La casa di Chanteclair è il risultato dell’integrazione nel tempo di più realtà imprenditoriali e relative famiglie. Era il 1908 quando a Seregno veniva fondato il Saponificio Ambrogio Silva per la produzione di saponi da bucato e da toilette. Poi le produzioni di detersivi in polvere e liquidi. Infine le acquisizioni. Dalla Spuma di Sciampagna per l’igiene personale nel 1989, poi Chanteclair, marchio nato in Francia dove il gruppo ha comprato poi Persavon e La Perdrix. Quindi Sauber da Benckiser. Una spinta forte alla crescita del gruppo era venuta da Roberto Silva, l’imprenditore mancato due anni fa. Ora come presidente di Desa c’è il fratello Ambrogio che porta lo stesso nome del nonno che ha fondato il gruppo.
Acquisizioni ma anche aggregazioni di altre realtà imprenditoriali... «Abbiamo compiuto un percorso di inclusione di alte aziende della filiera, dei loro imprenditori perché integravano l’attività. La mia famiglia ha per esempio portato la Realchimica che distribuiva i prodotti Chanteclair. Poi è arrivata la famiglia Malagoli di Modena, la cui l‘azienda era terzista per il gruppo nella produzione di detergenti liquidi. Nel 2002 la nascita della holding Desa di cui siamo tutti azionisti. E il percorso aggregativo può continuare».
E la governance? «C’è Desa, con il presidente Silva, che custodisce le quote azionarie e ha un Comitato esecutivo che dà l’indirizzo strategico, si comporta come un amministratore unico e propone le sue scelte all’assemblea dei soci. Poi nelle singole controllate al 100% c’è un consiglio che esprime l’amministratore delegato. È un modello di coesione, da soli si fa fatica a crescere, invece, unirsi, riconoscendo le capacità imprenditoriali di ciascuno, creare inclusione, così si crea un’esperienza positiva».
Non è un modello complicato? «Al contrario. È efficiente perché ogni società fa il suo mestiere, si pone obiettivi e sfide per crescere. D’altra parte è naturale che la longevità di un’impresa crei complessità nella struttura. Noi siamo organizzati come una multinazionale, abbiamo tutto in casa, dalla chimica alla produzione fino all’imbottigliamento e alla distribuzione. Ciò consente anche buoni margini. Che ci permettono anche di avere spalle più forti e affrontare un terreno di gioco che è il mondo. Non esiste più l’idea di un’azienda lombarda, ci vuole una visione globale».

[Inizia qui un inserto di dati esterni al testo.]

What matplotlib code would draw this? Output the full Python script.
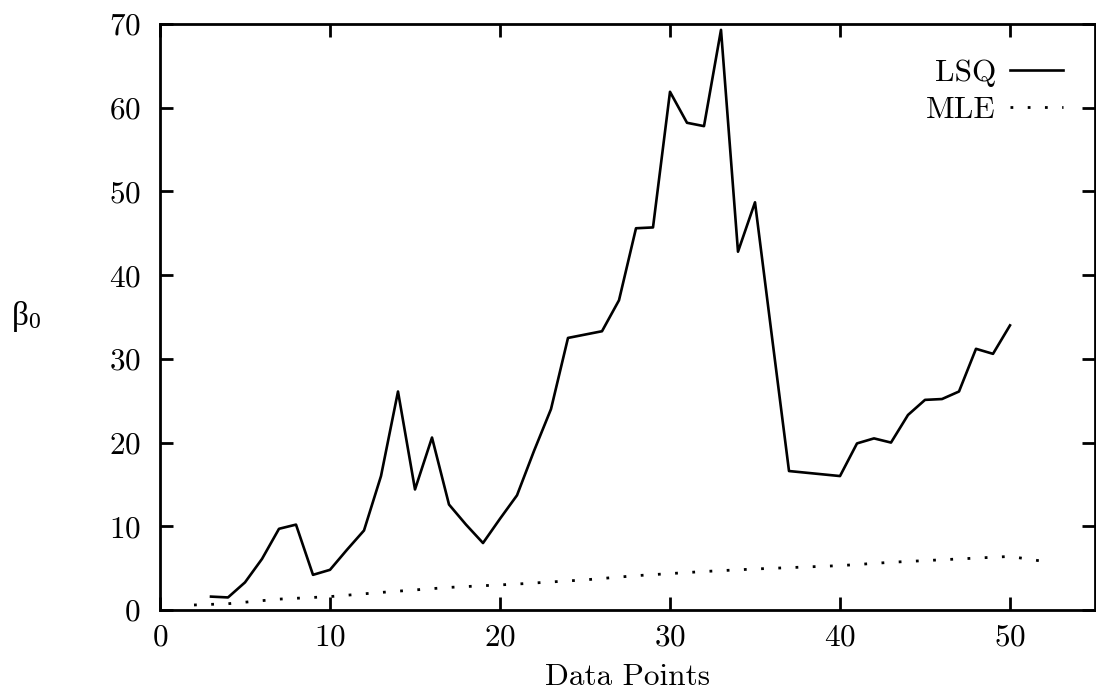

C’è il tema forte dell’aumento dei prezzi, come l’affrontate? «Per avere un’idea, il prezzo di un cubo di sapone da lavorare è cresciuto del 25%, ma è salito anche quello dei bancali di legno, della chimica in generale. Gli aumenti ci fanno preoccupare allora abbiamo deciso di gestire diversamente alcune attività. Usiamo per esempio più trasporto intermodale e meno su strada. Aiuta a contenere i costi del carburante e al contempo diminuisce l’impatto ambientale, anche se ha a volte tempi più lunghi. È anche per questo che il Paese deve accelerare gli investimenti per l’ammodernamento delle infrastrutture, questo aiuterebbe le aziende in questa fase complicata.